Bahahaha. Good one! Let's be real, consumer protection laws might as well not exist for Americans.

Before the "well akshually"s - Do they exist? Yes. Are they enforced? Barely, if at all. Do you have any hope of recourse if they're ignored? Nope! Are they being ripped to shreds by the current government in real time right this very minute? You betcha.


Except that it's true, they can't.
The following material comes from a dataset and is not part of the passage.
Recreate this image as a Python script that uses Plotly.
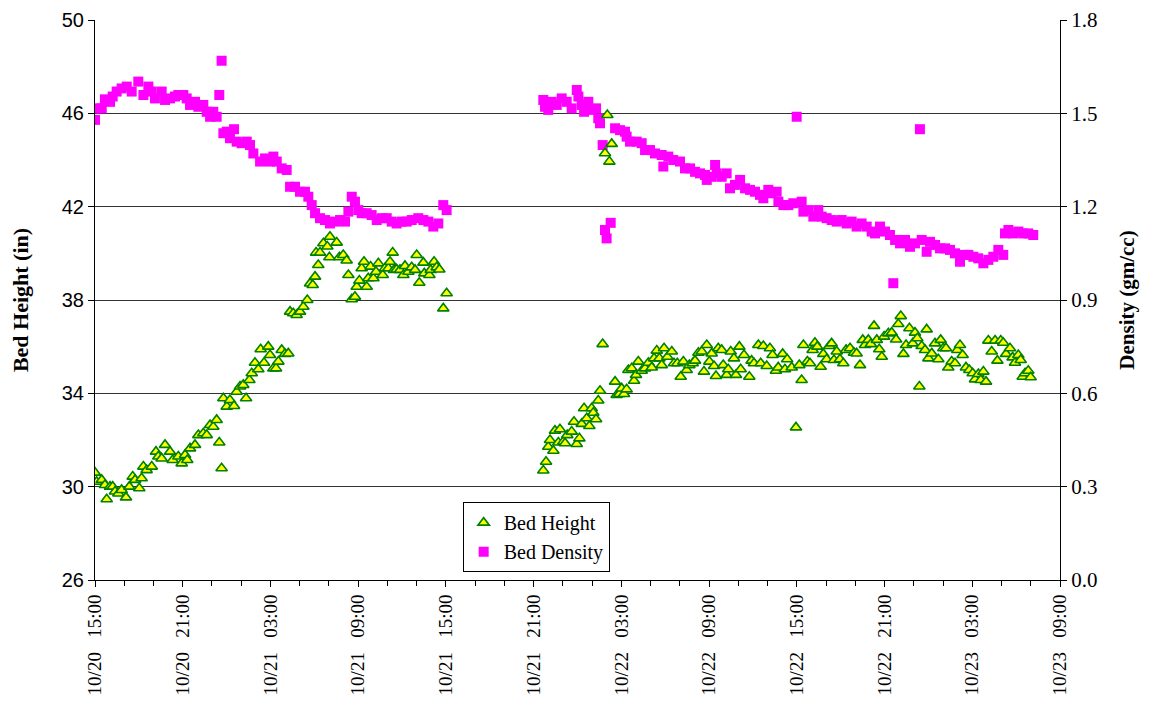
import pandas as pd
import plotly.graph_objects as go

START = pd.Timestamp("2003-10-20 15:00")

# Bed Height (in): elapsed hours since 10/20 15:00, value
height_hours = [
    0.00, 0.11, 0.46, 0.68, 0.80, 1.03, 1.21, 1.37, 1.60, 1.82, 2.12, 2.35, 2.58, 2.74, 3.03, 3.19,
    3.31, 3.53, 3.88, 4.17, 4.33, 4.56, 4.79, 5.13, 5.31, 5.70, 5.93, 6.16, 6.31, 6.50, 6.84, 7.07,
    7.41, 7.64, 7.87, 8.09, 8.32, 8.50, 8.66, 8.78, 9.01, 9.23, 9.51, 9.69, 9.92, 10.14, 10.33, 10.56,
    10.72, 10.94, 11.17, 11.33, 11.56, 11.85, 11.97, 12.20, 12.38, 12.54, 12.77, 12.99, 13.22, 13.34,
    13.56, 13.79, 14.02, 14.25, 14.52, 14.71, 14.89, 15.05, 15.12, 15.27, 15.39, 15.62, 15.89, 16.03,
    16.07, 16.53, 16.71, 16.98, 17.21, 17.33, 17.56, 17.78, 17.90, 18.08, 18.24, 18.40, 18.58, 18.69,
    18.85, 19.04, 19.22, 19.38, 19.68, 19.83, 20.06, 20.18, 20.36, 20.45, 20.63, 20.86, 21.09, 21.20,
    21.43, 21.66, 21.89, 22.00, 22.18, 22.46, 22.52, 22.87, 22.96, 23.19, 23.37, 23.55, 23.82, 24.05,
    # second run
    30.66, 30.85, 31.00, 31.12, 31.35, 31.46, 31.80, 31.69, 32.03, 32.15, 32.30, 32.60, 32.76, 32.95,
    33.13, 33.29, 33.45, 33.63, 33.81, 33.97, 34.08, 34.27, 34.42, 34.54, 34.72, 34.88, 35.04, 35.18,
    35.34, 35.57, 35.68, 35.86, 36.02, 36.18, 36.36, 36.48, 36.71, 36.87, 37.00, 37.16, 37.39, 37.62,
    37.85, 38.08, 38.24, 38.42, 38.60, 38.76, 38.92, 39.15, 39.45, 39.60, 39.83, 40.06, 40.24, 40.47,
    40.65, 40.88, 41.04, 41.27, 41.50, 41.65, 41.84, 42.02, 42.18, 42.34, 42.47, 42.63, 42.86, 42.97,
    43.20, 43.31, 43.48, 43.70, 43.84, 44.07, 44.16, 44.39, 44.75, 44.91, 45.07, 45.37, 45.53, 45.71,
    45.94, 46.16, 46.34, 46.57, 46.73, 47.03, 47.19, 47.34, 47.65, 47.94, 48.17, 48.33, 48.45, 48.72,
    48.90, 49.08, 49.24, 49.40, 49.63, 49.81, 50.04, 50.22, 50.38, 50.54, 50.73, 50.95, 51.18, 51.37,
    51.64, 51.91, 52.09, 52.32, 52.51, 52.66, 52.89, 53.06, 53.28, 53.47, 53.64, 53.81, 53.97, 54.26,
    54.49, 54.79, 54.94, 55.11, 55.29, 55.47, 55.70, 55.93, 56.08, 56.24, 56.38, 56.54, 56.77, 56.88,
    57.00, 57.23, 57.45, 57.68, 57.84, 58.02, 58.20, 58.36, 58.59, 58.82, 58.98, 59.16, 59.34, 59.57,
    59.80, 60.03, 60.19, 60.42, 60.58, 60.76, 60.94, 61.10, 61.33, 61.56, 61.72, 61.95, 62.12, 62.31,
    62.58, 62.76, 62.92, 63.15, 63.31, 63.45, 63.61, 63.83, 63.99,
]
height_values = [
    30.60, 30.21, 30.29, 30.07, 29.46, 30.00, 30.00, 29.79, 29.71, 29.86, 29.54, 30.00, 30.43, 30.29, 29.93, 30.36,
    30.86, 30.71, 30.86, 31.50, 31.29, 31.21, 31.79, 31.50, 31.14, 31.29, 31.00, 31.36, 31.14, 31.64, 31.79, 32.21,
    32.29, 32.21, 32.64, 32.57, 32.86, 31.89, 30.79, 33.79, 33.43, 33.71, 33.46, 34.07, 34.29, 34.36, 33.79, 34.57,
    34.86, 35.31, 35.03, 35.89, 35.31, 36.00, 35.64, 35.07, 35.07, 35.36, 35.86, 35.69, 35.71, 37.50,
    37.43, 37.36, 37.50, 37.71, 38.00, 38.71, 38.64, 39.00, 40.03, 39.50, 40.03, 40.43, 40.29, 39.83,
    40.71, 40.46, 39.83, 39.93, 39.69, 39.07, 38.03, 38.14, 38.57, 38.83, 39.36, 39.64, 38.57, 38.93,
    39.43, 38.93, 39.21, 39.57, 39.07, 39.36, 39.36, 39.64, 40.03, 39.29, 39.31, 39.29, 39.07, 39.46,
    39.21, 39.40, 39.29, 39.93, 38.74, 39.60, 39.14, 39.07, 39.29, 39.64, 39.40, 39.31, 37.64, 38.29,
    # second run
    30.69, 31.07, 31.71, 32.00, 31.54, 32.40, 32.46, 31.89, 31.93, 31.86, 32.21, 32.36, 32.78, 31.83,
    32.07, 32.69, 33.36, 32.93, 32.60, 33.36, 33.17, 32.89, 33.69, 34.11, 36.11, 44.29, 45.93, 43.93,
    44.69, 34.50, 33.93, 33.97, 34.21, 33.97, 34.17, 35.00, 35.07, 34.54, 34.79, 35.36, 34.97, 35.07,
    35.31, 35.11, 35.50, 35.83, 35.50, 35.21, 35.93, 35.57, 35.79, 35.29, 35.29, 34.71, 35.36, 35.00,
    35.21, 35.29, 35.40, 35.74, 35.79, 34.93, 36.07, 35.36, 35.71, 35.17, 34.74, 35.93, 35.86, 35.21,
    34.79, 35.03, 35.79, 35.50, 34.79, 36.00, 35.03, 35.64, 34.71, 35.40, 35.29, 36.07, 35.29, 36.03,
    35.17, 35.93, 35.64, 34.97, 35.11, 35.69, 35.03, 35.46, 35.11, 32.54, 35.21, 34.57, 36.07, 35.36,
    35.29, 35.86, 36.17, 36.00, 35.14, 35.69, 35.46, 36.03, 36.14, 35.43, 35.79, 35.46, 35.29, 35.86,
    35.93, 35.74, 35.71, 35.21, 36.29, 36.07, 36.29, 36.11, 36.89, 36.29, 35.89, 35.57, 36.43, 36.57,
    36.60, 36.31, 36.97, 37.31, 35.69, 36.07, 36.79, 36.14, 36.60, 36.36, 34.29, 36.03, 35.86, 36.74,
    35.50, 35.71, 36.14, 35.46, 36.29, 35.93, 35.93, 35.11, 35.36, 35.29, 35.86, 36.07, 35.64, 35.11,
    35.00, 34.86, 34.60, 34.83, 34.57, 34.93, 34.50, 36.26, 35.79, 36.26, 35.40, 36.26, 36.17, 35.69,
    35.93, 35.54, 35.31, 35.64, 35.43, 34.71, 34.86, 34.97, 34.69,
]

# Bed Density (gm/cc): elapsed hours since 10/20 15:00, value
density_hours = [
    0.00, 0.11, 0.46, 0.68, 1.03, 1.21, 1.48, 1.82, 2.17, 2.51, 2.96, 3.31, 3.65, 3.88, 4.10, 4.56,
    4.79, 5.13, 5.47, 5.70, 6.04, 6.27, 6.50, 6.84, 7.07, 7.41, 7.64, 7.87, 8.09, 8.32, 8.50, 8.66,
    8.78, 9.01, 9.51, 9.23, 9.69, 10.03, 10.38, 10.60, 10.83, 11.29, 11.63, 11.97, 12.20, 12.43,
    12.77, 13.11, 13.34, 13.68, 14.02, 14.36, 14.59, 14.82, 15.05, 15.39, 15.73, 16.07, 16.41, 16.76,
    17.10, 17.33, 17.56, 17.78, 18.01, 18.24, 18.58, 18.92, 19.27, 19.61, 19.95, 20.29, 20.63, 20.98,
    21.32, 21.66, 22.11, 22.46, 22.80, 23.14, 23.48, 23.82, 24.05,
    # second run
    30.66, 30.78, 31.00, 31.24, 31.58, 31.92, 32.26, 32.60, 32.95, 33.06, 33.29, 33.45, 33.74, 33.86,
    34.27, 34.42, 34.54, 34.72, 34.88, 34.99, 35.27, 35.57, 35.91, 36.25, 36.36, 36.59, 37.05, 37.39,
    37.62, 37.96, 38.30, 38.76, 38.87, 39.21, 39.55, 40.01, 40.35, 40.70, 41.04, 41.38, 41.72, 41.84,
    42.18, 42.41, 42.52, 42.86, 43.20, 43.43, 43.77, 44.12, 44.46, 44.80, 45.14, 45.48, 45.71, 46.05,
    46.28, 46.62, 46.74, 47.08, 47.42, 47.76, 47.99, 48.33, 48.45, 48.79, 49.13, 49.47, 49.70, 50.04,
    50.38, 50.73, 51.07, 51.41, 51.75, 52.09, 52.43, 52.78, 53.12, 53.35, 53.69, 54.03, 54.37, 54.60,
    54.72, 55.06, 55.40, 55.74, 56.08, 56.42, 56.54, 56.88, 57.11, 57.45, 57.79, 58.14, 58.48, 58.82,
    59.16, 59.39, 59.73, 60.07, 60.41, 60.76, 61.10, 61.44, 61.78, 62.12, 62.24, 62.47, 62.81, 63.15,
    63.49, 63.83, 64.17,
]
density_values = [
    1.479, 1.516, 1.516, 1.545, 1.537, 1.554, 1.570, 1.580, 1.586, 1.570, 1.602, 1.559, 1.586, 1.570, 1.548, 1.570,
    1.543, 1.548, 1.554, 1.559, 1.559, 1.548, 1.527, 1.537, 1.521, 1.527, 1.505, 1.489, 1.505, 1.489, 1.559, 1.669,
    1.436, 1.441, 1.449, 1.420, 1.409, 1.404, 1.409, 1.398, 1.371, 1.345, 1.355, 1.345, 1.361, 1.345,
    1.323, 1.318, 1.264, 1.264, 1.248, 1.248, 1.232, 1.205, 1.179, 1.163, 1.157, 1.146, 1.152, 1.157,
    1.152, 1.184, 1.232, 1.216, 1.189, 1.179, 1.179, 1.173, 1.157, 1.163, 1.163, 1.152, 1.146, 1.152,
    1.152, 1.157, 1.163, 1.157, 1.152, 1.136, 1.146, 1.205, 1.189,
    # second run
    1.543, 1.521, 1.511, 1.537, 1.527, 1.548, 1.537, 1.516, 1.575, 1.554, 1.527, 1.505, 1.537, 1.511,
    1.516, 1.484, 1.468, 1.398, 1.125, 1.098, 1.148, 1.452, 1.446, 1.441, 1.425, 1.409, 1.409, 1.404,
    1.382, 1.382, 1.371, 1.366, 1.329, 1.361, 1.350, 1.345, 1.323, 1.323, 1.312, 1.307, 1.302, 1.286,
    1.296, 1.334, 1.307, 1.296, 1.307, 1.259, 1.270, 1.286, 1.259, 1.254, 1.248, 1.238, 1.227, 1.254,
    1.243, 1.248, 1.216, 1.205, 1.205, 1.211, 1.489, 1.216, 1.184, 1.189, 1.168, 1.189, 1.168, 1.163,
    1.157, 1.152, 1.157, 1.146, 1.152, 1.136, 1.146, 1.136, 1.120, 1.114, 1.136, 1.120, 1.109, 0.954,
    1.093, 1.082, 1.093, 1.071, 1.082, 1.449, 1.093, 1.055, 1.087, 1.077, 1.066, 1.066, 1.061, 1.050,
    1.023, 1.045, 1.045, 1.039, 1.034, 1.018, 1.029, 1.039, 1.061, 1.045, 1.114, 1.125, 1.114, 1.120,
    1.114, 1.114, 1.109,
]

height_time = [START + pd.Timedelta(hours=h) for h in height_hours]
density_time = [START + pd.Timedelta(hours=h) for h in density_hours]

height_ticks = [26, 30, 34, 38, 42, 46, 50]
density_ticks = [0.0, 0.3, 0.6, 0.9, 1.2, 1.5, 1.8]
x_start = START
x_end = START + pd.Timedelta(hours=66)

fig = go.Figure()
fig.add_trace(go.Scatter(
    x=height_time, y=height_values, mode="markers", name="Bed Height", yaxis="y2",
    marker=dict(symbol="triangle-up", size=10, color="#FFFF00",
                line=dict(color="#008000", width=1.6)),
))
fig.add_trace(go.Scatter(
    x=density_time, y=density_values, mode="markers", name="Bed Density", yaxis="y",
    marker=dict(symbol="square", size=10, color="#FF00FF", line=dict(width=0)),
))

serif = "Liberation Serif"

fig.update_layout(
    width=1143, height=705,
    margin=dict(l=87, r=91, t=12, b=133, autoexpand=False),
    paper_bgcolor="white", plot_bgcolor="white",
    showlegend=True,
    legend=dict(
        x=0.381, y=0.139, xanchor="left", yanchor="top",
        bordercolor="black", borderwidth=1, bgcolor="white",
        font=dict(family=serif, size=20, color="black"),
        itemwidth=30, tracegroupgap=0,
    ),
    xaxis=dict(
        type="date", range=[x_start, x_end],
        tick0=x_start, dtick=6 * 3600 * 1000, tickformat="%m/%d\u00a0\u00a0\u00a0%H:%M",
        tickangle=-90, tickfont=dict(family=serif, size=19, color="black"),
        ticks="outside", ticklen=6, tickcolor="black",
        minor=dict(dtick=2 * 3600 * 1000, tick0=x_start, ticks="outside", ticklen=5, tickcolor="black"),
        showline=True, linecolor="black", linewidth=1, showgrid=False, zeroline=False,
        automargin=False,
    ),
    yaxis=dict(
        side="right", range=[0, 1.8], tickvals=density_ticks, tickformat=".1f",
        tickfont=dict(family=serif, size=21, color="black"),
        ticks="outside", ticklen=6, tickcolor="black",
        showline=True, linecolor="black", linewidth=1,
        showgrid=True, gridcolor="#333333", gridwidth=1, zeroline=False,
        title=dict(text="<b>Density (gm/cc)</b>", font=dict(family=serif, size=21, color="black"),
                   standoff=22),
        automargin=False,
    ),
    yaxis2=dict(
        side="left", overlaying="y", range=[26, 50], tickvals=height_ticks,
        tickfont=dict(family="Liberation Sans", size=20, color="black"),
        ticks="outside", ticklen=6, tickcolor="black",
        showline=True, linecolor="black", linewidth=1,
        showgrid=False, zeroline=False,
        title=dict(text="<b>Bed Height (in)</b>", font=dict(family=serif, size=22, color="black"),
                   standoff=30),
        automargin=False,
    ),
)

fig.write_html("out.html")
How else are they going to race to the bottom of the minimum number of employees and maximum amount of management bonuses?

Amusing you picked that quote to quote because your job description is a dead ringer for Amazon work culture.

I suspect it's a dead ringer for Corporate America at any large American company.

Mostly yes, I was just pointing out the irony of quoting Bezos as if Amazon isn't exactly the same problem (if not one of the worst of them all).

Whenever I see a comment that says "if you don't do the thing in the most efficient way possible, someone else will steal your lunch", I think that people vastly overestimate the likelihood that this will actually happen.

It's similar to "open source is the most secure because it has the most eyeballs on it", but in reality security bugs will exist for years with no one noticing because people vastly overestimate how any developers will actually spend their time analyzing any given open source software.

Sure, bugs are more likely to be caught in open source and it's more likely someone will take your market share with a more efficient and competitively priced product, but you're overblowing the likelihood of both by a large margin.


> "if you don't do the thing in the most efficient way possible, someone else will steal your lunch"

Well you’re leaving behind both a serious pain point for your users AND you’re leaving in the open a clearly more compute- and money-efficient way to achieve the objective on the table.

It’s literally giving your eventual competitors (because there will be competitors, eventually) a competitive advantage.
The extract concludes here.